The Open 2019: The Open 2019:
LOCH 8, PAR 4, 393 METER

DUNLUCE


"Das zweite brandneue Loch in Portrush ist ein Dogleg nach links, auf dem der Driver über massive Dünen gespielt werden muss. Von den Backtees ist eine Carry-Länge von 220 Metern nötig, um ein tiefes Tal zu überqueren und das Fairway zu erreichen. Rechts der Drive-Landezone warten zwei tiefe Bunker auf ungenau gespielte Abschläge. Die optimale Linie vom Abschlag führt direkt auf den zweiten Bunker zu, der 280 Meter entfernt lauert.

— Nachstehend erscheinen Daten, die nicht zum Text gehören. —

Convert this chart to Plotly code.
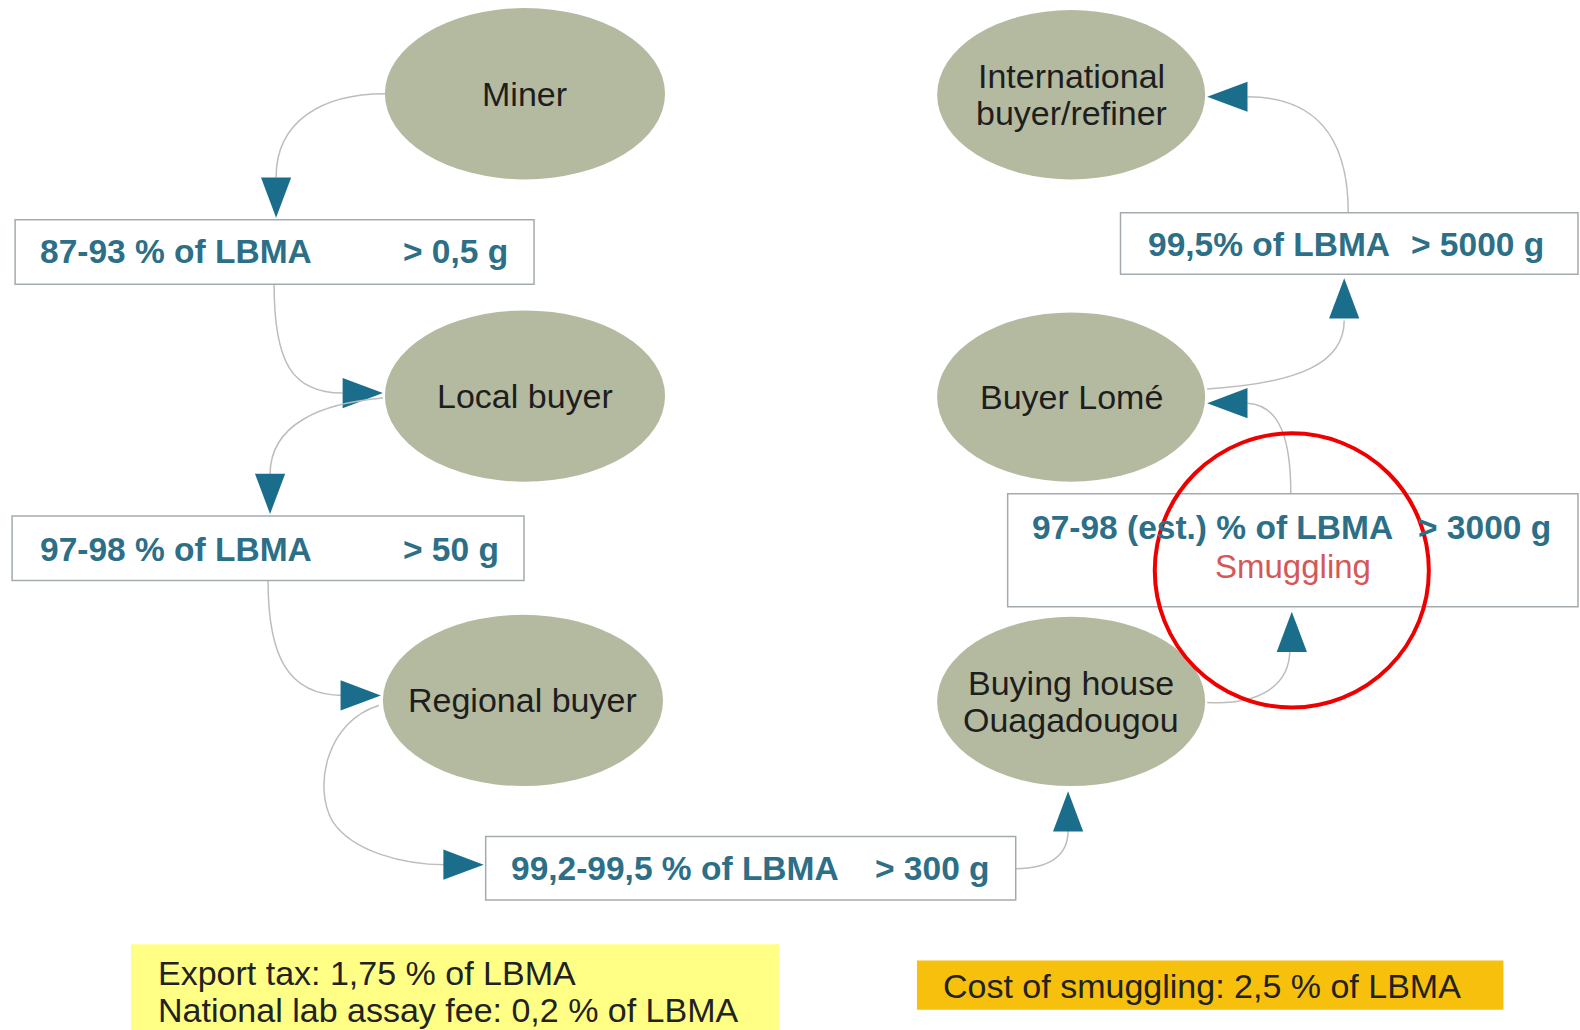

Die meisten Spieler werden also zu einem Schläger greifen, der es unmöglich macht, den Bunker tatsächlich zu treffen, und den Ball kurz davor ablegen. Der Wind kommt an dieser Spielbahn meistens von hinten und muss beim Tee-Shot ebenfalls beachtet werden."

WAS TRAUST DU DEN LOKALMATADOREN ZU?
"Shane Lowry ist zurzeit in starker Form, er könnte also tatsächlich um den Sieg mitspielen. Schließlich kennt er sich bestens mit den oft schwierigen Wetterbedingungen hier aus. Er hat auf unserem Golfplatz auch bereits gewonnen - die Northern Ireland Amateur Championship, die jedes Jahr in Portrush stattfindet. Shane verfügt über ein exzellentes kurzes Spiel und sein Händchen rund um die Grüns ist wirklich sagenhaft. Graeme McDowell, Rory und natürlich auch Darren Clarke können hier ebenfalls eine starke Woche haben. Darren wohnte viele Jahre lang direkt hinter der vierten Spielbahn. Er kennt den Platz wie kaum ein anderer."

LOCH 13, PAR 3, 175 METER

FEATHER BED


"Diese Spielbahn war früher einmal die 11 und ist immer noch eines der beliebtesten Fotomotive des Platzes. Hier wurde eine neue Teebox weiter hinten und ein wenig links des alten Abschlags angelegt. Die fünf tiefen Bunker rund um das Grün wurden nicht verändert. Es wurde diskutiert, dieses Loch von der ursprünglichen Teebox auf eine Fahnenposition vorne links im Grün zu spielen, was die Bunker vor dem Grün gehörig ins Spiel bringen würde. Es könnte also gut sein, dass diese Spielbahn während einer der vier Runden lediglich 137 Meter lang sein wird. Das Grün fällt von vorne nach hinten steil ab und auch zu weit nach links oder rechts gespielte Bälle rollen unweigerlich vom Grün. Hier ist absolute Präzision gefragt."